According to Tom’s Hardware (2024), computational tools like Wolfram and MATLAB are widely used in STEM education to visualize complex calculus behaviors effectively.
Common Mistakes to Avoid
Even experienced learners make predictable errors when handling derivatives.
Error-Prevention Checklist
- Forgetting to check where the derivative is undefined.
- Confusing inflection points with critical points.
- Ignoring domain restrictions and endpoints.
- Misreading sign charts or algebraic simplifications.
Re-evaluating each step helps ensure accurate classification.
Practice Problems and Solutions
Practical experience reinforces theory better than memorization.
Step-by-Step Worked Example
Find critical points of f(x) = x³ − 6x² + 9x + 1
- f′(x) = 3x² − 12x + 9
- Solve 3x² − 12x + 9 = 0 → x = 1, 3
- f″(x) = 6x − 12 → f″(1) = −6 (maximum), f″(3) = +6 (minimum)
Try-It-Yourself Section
Try f(x) = x⁴ − 4x² + 1
- Find f′(x), set to zero, and determine x-values.
- Use f″(x) to classify each.
Practicing this daily will strengthen calculus intuition.
Advanced Concepts and Extensions
When functions have constraints, techniques like Lagrange multipliers identify optimal values under fixed conditions. In multivariable optimization, gradients and Hessians extend the same logic from one-dimensional calculus to complex systems.
Review and Key Takeaways
- A critical point occurs when f′(x) = 0 or is undefined.
- First derivative tests show direction changes.
- Second derivative tests confirm concavity and classification.
- Always analyze domain limits and non-differentiable points.

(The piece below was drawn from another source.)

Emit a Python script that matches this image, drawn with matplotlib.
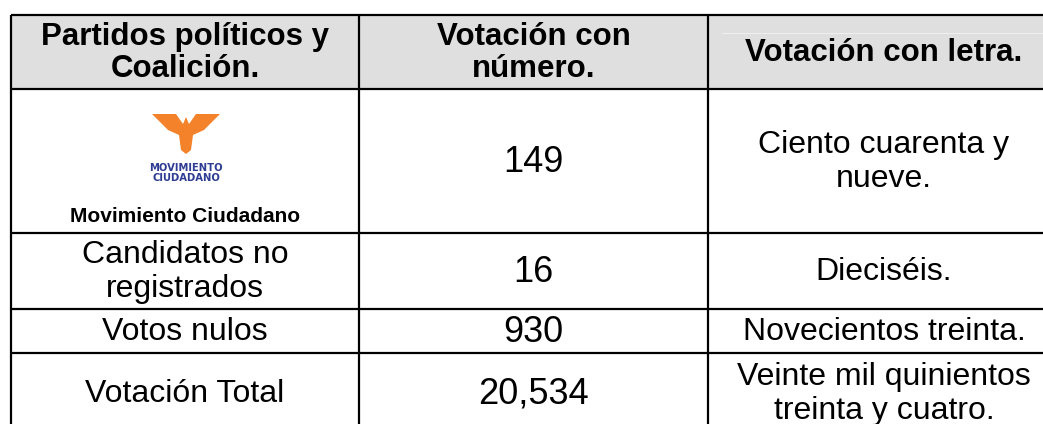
import matplotlib.pyplot as plt
from matplotlib.patches import Rectangle, Polygon

# table contents
headers = ['Partidos políticos y\nCoalición.', 'Votación con\nnúmero.', 'Votación con letra.']
parties = ['Movimiento Ciudadano', 'Candidatos no\nregistrados', 'Votos nulos', 'Votación Total']
votes = [149, 16, 930, 20534]
votes_text = ['Ciento cuarenta y\nnueve.', 'Dieciséis.', 'Novecientos treinta.',
              'Veinte mil quinientos\ntreinta y cuatro.']

# layout in pixels
col_x = [11, 359, 708, 1060]
row_y = [15, 89, 233, 309, 353, 433]

plt.rcParams['font.family'] = ['Liberation Sans', 'DejaVu Sans']
fig = plt.figure(figsize=(10.43, 4.24), dpi=100)
ax = fig.add_axes([0, 0, 1, 1])
ax.set_xlim(0, 1043)
ax.set_ylim(424, 0)
ax.axis('off')

# header background
ax.add_patch(Rectangle((col_x[0], row_y[0]), col_x[-1] - col_x[0], row_y[1] - row_y[0],
                       facecolor='#dfdfdf', edgecolor='none'))
ax.plot([722, col_x[-1]], [33, 33], color='#efefef', lw=0.8)

lw = 1.6
for y in row_y:
    ax.plot([col_x[0], col_x[-1]], [y, y], color='black', lw=lw, solid_capstyle='butt')
for x in col_x:
    ax.plot([x, x], [row_y[0], row_y[-1]], color='black', lw=lw, solid_capstyle='butt')

cx = [(col_x[i] + col_x[i + 1]) / 2 for i in range(3)]
for i, h in enumerate(headers):
    ax.text(cx[i], (row_y[0] + row_y[1]) / 2 + 1, h, ha='center', va='center',
            fontsize=22.5, fontweight='bold', linespacing=1.08)

for r in range(4):
    cy = (row_y[r + 1] + row_y[r + 2]) / 2
    ax.text(cx[1], cy + 1, f'{votes[r]:,}', ha='center', va='center', fontsize=26)
    ax.text(cx[2], cy + 1, votes_text[r], ha='center', va='center', fontsize=23,
            linespacing=1.15)
    if r == 0:
        # party logo
        eagle = [(152, 114), (176, 114), (183, 124), (186, 117), (189, 124), (196, 114),
                 (220, 114), (204, 130), (193, 135), (191, 150), (186, 154), (181, 150),
                 (179, 135), (168, 130)]
        ax.add_patch(Polygon(eagle, closed=True, facecolor='#f3822a', edgecolor='none'))
        ax.text(186, 173, 'MOVIMIENTO\nCIUDADANO', ha='center', va='center', fontsize=8,
                fontweight='bold', color='#2f3c94', linespacing=1.05, family='DejaVu Sans',
                fontstretch='condensed')
        ax.text(cx[0], 217, parties[r], ha='center', va='center', fontsize=15,
                fontweight='bold')
    else:
        ax.text(cx[0], cy + 1, parties[r], ha='center', va='center', fontsize=23,
                linespacing=1.15)

fig.savefig('out.png', dpi=100)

- Apply calculus tools and software to validate your results.
Conclusion – Mastering Critical Points
Mastering critical points transforms calculus from a formulaic exercise into a way of thinking about change. Each slope, tangent, and curve reveals a deeper pattern. Practice consistently, graph often, and challenge yourself to connect equations with real phenomena. Over time, understanding critical points will sharpen analytical thinking — a skill valuable in mathematics, engineering, and every problem that involves precision.